Dataset content:
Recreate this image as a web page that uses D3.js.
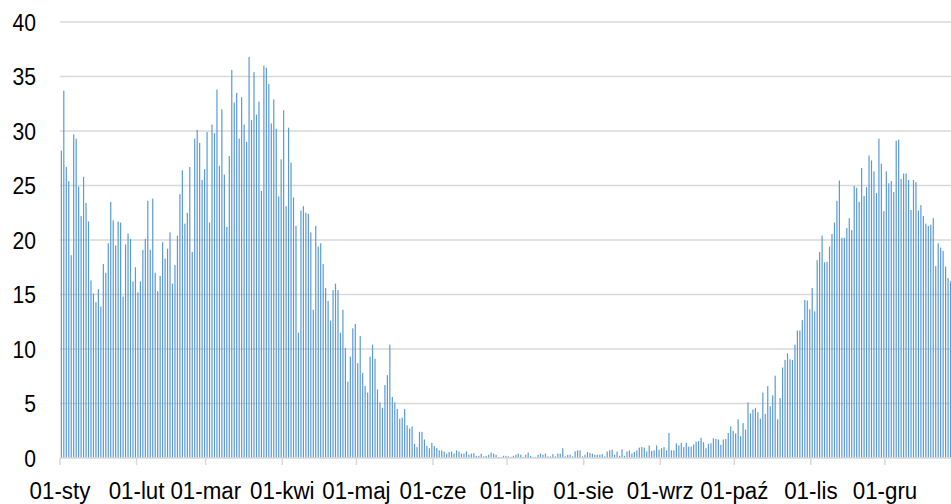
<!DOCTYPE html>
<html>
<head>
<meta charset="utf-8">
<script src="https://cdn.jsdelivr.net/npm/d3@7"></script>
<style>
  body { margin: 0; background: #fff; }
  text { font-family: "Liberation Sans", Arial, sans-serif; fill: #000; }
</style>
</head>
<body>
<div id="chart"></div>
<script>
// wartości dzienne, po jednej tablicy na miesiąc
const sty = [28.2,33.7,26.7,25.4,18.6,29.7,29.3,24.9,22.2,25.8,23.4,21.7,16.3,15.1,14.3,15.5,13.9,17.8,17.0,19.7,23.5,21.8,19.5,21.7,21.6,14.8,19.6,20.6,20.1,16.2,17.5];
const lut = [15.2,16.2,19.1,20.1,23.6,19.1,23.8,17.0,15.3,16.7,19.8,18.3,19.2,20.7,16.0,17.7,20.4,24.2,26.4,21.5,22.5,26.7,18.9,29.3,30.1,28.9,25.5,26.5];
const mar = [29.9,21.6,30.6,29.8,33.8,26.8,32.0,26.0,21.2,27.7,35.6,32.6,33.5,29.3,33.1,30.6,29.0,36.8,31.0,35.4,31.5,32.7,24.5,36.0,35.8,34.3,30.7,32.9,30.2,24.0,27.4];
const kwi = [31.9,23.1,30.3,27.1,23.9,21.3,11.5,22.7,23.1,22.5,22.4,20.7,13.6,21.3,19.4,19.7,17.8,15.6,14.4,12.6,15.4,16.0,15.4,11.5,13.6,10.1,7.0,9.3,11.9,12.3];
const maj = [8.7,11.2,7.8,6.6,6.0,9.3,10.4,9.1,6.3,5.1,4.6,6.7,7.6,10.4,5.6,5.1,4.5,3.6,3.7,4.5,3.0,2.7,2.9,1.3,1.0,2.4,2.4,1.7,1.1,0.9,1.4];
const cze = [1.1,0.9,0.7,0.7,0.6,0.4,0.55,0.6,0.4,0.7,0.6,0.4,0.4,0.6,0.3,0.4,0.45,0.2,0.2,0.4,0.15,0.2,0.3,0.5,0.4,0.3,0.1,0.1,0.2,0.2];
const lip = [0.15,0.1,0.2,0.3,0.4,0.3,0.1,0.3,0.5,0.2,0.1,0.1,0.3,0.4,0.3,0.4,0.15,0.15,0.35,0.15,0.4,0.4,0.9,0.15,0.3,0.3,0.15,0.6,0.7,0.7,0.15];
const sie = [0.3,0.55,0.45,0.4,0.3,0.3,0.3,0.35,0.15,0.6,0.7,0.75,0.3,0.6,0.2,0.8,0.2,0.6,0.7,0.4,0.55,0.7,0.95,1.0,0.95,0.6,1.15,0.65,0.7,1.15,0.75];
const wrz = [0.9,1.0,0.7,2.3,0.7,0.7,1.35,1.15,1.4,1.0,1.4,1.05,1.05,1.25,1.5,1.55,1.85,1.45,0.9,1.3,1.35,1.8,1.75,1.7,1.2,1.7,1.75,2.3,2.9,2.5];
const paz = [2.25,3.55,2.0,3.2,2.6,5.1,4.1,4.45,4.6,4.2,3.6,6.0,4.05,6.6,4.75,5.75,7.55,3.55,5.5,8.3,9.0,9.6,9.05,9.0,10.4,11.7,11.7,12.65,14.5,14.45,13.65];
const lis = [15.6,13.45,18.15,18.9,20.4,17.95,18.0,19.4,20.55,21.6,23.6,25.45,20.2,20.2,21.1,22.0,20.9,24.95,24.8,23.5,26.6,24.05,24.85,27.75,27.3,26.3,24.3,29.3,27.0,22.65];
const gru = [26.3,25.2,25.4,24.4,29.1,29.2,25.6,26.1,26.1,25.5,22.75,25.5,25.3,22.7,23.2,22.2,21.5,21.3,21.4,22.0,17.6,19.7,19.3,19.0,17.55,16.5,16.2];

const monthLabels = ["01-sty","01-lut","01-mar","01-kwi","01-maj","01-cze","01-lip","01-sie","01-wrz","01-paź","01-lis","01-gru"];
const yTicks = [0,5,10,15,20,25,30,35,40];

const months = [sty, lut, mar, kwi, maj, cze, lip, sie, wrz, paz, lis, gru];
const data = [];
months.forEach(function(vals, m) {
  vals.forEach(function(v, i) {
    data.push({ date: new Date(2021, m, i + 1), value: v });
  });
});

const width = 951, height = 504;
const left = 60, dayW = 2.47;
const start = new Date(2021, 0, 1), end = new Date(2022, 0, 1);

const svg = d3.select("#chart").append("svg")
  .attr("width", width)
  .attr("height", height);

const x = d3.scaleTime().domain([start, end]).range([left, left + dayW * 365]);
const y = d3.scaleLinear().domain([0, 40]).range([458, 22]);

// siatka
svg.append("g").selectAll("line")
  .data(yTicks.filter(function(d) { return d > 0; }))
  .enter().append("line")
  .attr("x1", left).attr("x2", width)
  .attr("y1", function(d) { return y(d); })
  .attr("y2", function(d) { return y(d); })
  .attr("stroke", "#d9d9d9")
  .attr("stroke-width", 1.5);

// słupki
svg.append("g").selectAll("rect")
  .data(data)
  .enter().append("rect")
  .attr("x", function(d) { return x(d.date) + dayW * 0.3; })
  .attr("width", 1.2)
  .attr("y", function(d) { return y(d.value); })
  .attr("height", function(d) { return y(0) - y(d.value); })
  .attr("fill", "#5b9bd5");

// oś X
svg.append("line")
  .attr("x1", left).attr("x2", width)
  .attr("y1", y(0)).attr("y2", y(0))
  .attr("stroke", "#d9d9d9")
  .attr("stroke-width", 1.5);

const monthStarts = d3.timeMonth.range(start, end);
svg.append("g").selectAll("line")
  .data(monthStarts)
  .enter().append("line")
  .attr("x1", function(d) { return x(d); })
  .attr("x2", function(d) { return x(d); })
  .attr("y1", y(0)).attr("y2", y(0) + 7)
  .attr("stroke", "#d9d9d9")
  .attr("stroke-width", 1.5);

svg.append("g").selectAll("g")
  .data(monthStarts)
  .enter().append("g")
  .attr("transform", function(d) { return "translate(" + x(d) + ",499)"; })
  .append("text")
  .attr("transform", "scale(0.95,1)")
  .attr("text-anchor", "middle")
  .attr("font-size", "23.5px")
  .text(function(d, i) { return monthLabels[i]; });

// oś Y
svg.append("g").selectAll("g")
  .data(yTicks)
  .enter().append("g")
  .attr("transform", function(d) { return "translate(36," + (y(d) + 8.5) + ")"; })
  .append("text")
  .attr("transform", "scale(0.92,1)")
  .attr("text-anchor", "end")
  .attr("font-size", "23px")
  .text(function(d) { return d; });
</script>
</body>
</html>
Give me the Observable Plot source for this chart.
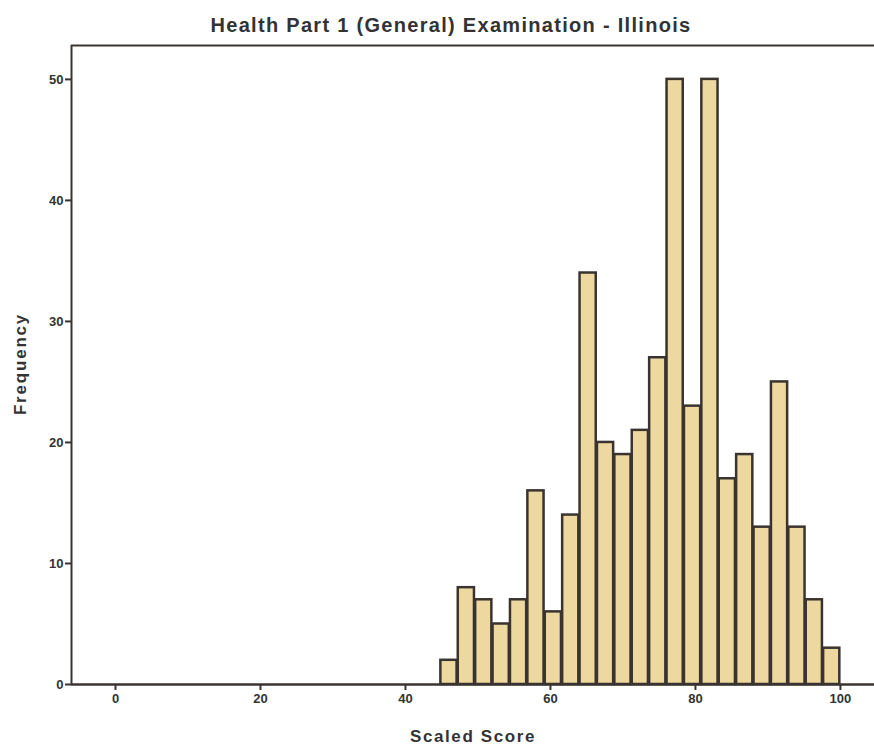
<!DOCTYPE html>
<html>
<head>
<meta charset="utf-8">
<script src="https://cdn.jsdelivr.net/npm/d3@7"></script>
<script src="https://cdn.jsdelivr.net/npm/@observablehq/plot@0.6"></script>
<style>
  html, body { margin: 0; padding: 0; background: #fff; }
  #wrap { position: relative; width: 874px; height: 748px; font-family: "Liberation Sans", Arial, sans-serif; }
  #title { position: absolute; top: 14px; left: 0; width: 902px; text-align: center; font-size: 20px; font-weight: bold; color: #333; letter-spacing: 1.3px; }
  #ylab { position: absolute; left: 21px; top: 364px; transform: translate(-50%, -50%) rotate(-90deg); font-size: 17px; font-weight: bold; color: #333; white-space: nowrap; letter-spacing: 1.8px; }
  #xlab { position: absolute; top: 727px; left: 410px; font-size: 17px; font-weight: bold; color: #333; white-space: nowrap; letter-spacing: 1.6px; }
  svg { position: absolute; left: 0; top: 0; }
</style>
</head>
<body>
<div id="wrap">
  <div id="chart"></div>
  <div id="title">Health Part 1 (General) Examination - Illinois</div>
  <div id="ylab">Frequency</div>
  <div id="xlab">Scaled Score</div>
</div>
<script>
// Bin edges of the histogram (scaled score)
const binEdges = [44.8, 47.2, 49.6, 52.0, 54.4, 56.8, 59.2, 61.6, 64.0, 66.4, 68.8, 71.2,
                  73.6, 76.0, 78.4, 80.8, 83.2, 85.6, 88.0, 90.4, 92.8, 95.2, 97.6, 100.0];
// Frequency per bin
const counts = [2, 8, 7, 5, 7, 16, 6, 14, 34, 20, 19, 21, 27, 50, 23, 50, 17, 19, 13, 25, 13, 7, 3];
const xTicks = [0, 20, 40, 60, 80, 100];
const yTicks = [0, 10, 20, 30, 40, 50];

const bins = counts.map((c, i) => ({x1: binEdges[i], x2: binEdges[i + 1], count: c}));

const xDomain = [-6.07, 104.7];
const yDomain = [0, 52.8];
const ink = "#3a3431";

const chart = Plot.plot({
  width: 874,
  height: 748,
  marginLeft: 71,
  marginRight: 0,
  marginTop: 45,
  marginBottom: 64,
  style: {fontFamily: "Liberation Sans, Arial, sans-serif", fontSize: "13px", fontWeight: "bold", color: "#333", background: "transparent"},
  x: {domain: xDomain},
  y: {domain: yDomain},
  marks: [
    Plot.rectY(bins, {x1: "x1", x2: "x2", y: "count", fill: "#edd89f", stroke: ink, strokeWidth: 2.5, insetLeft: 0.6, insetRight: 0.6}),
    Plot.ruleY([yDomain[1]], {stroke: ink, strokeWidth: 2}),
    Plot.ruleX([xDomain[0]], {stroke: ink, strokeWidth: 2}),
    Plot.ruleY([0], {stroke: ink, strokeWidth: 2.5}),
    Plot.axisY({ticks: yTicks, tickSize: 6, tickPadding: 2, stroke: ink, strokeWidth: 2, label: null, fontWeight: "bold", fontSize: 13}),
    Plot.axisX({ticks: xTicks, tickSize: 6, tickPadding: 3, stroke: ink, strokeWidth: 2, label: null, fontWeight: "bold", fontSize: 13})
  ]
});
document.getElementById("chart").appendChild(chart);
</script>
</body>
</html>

To be done:
Which lines in the records above contain the string "this"? Copy each one.

Exercise solution:
Recreate this image as a web page that uses D3.js.
Give me the Observable Plot source for this chart.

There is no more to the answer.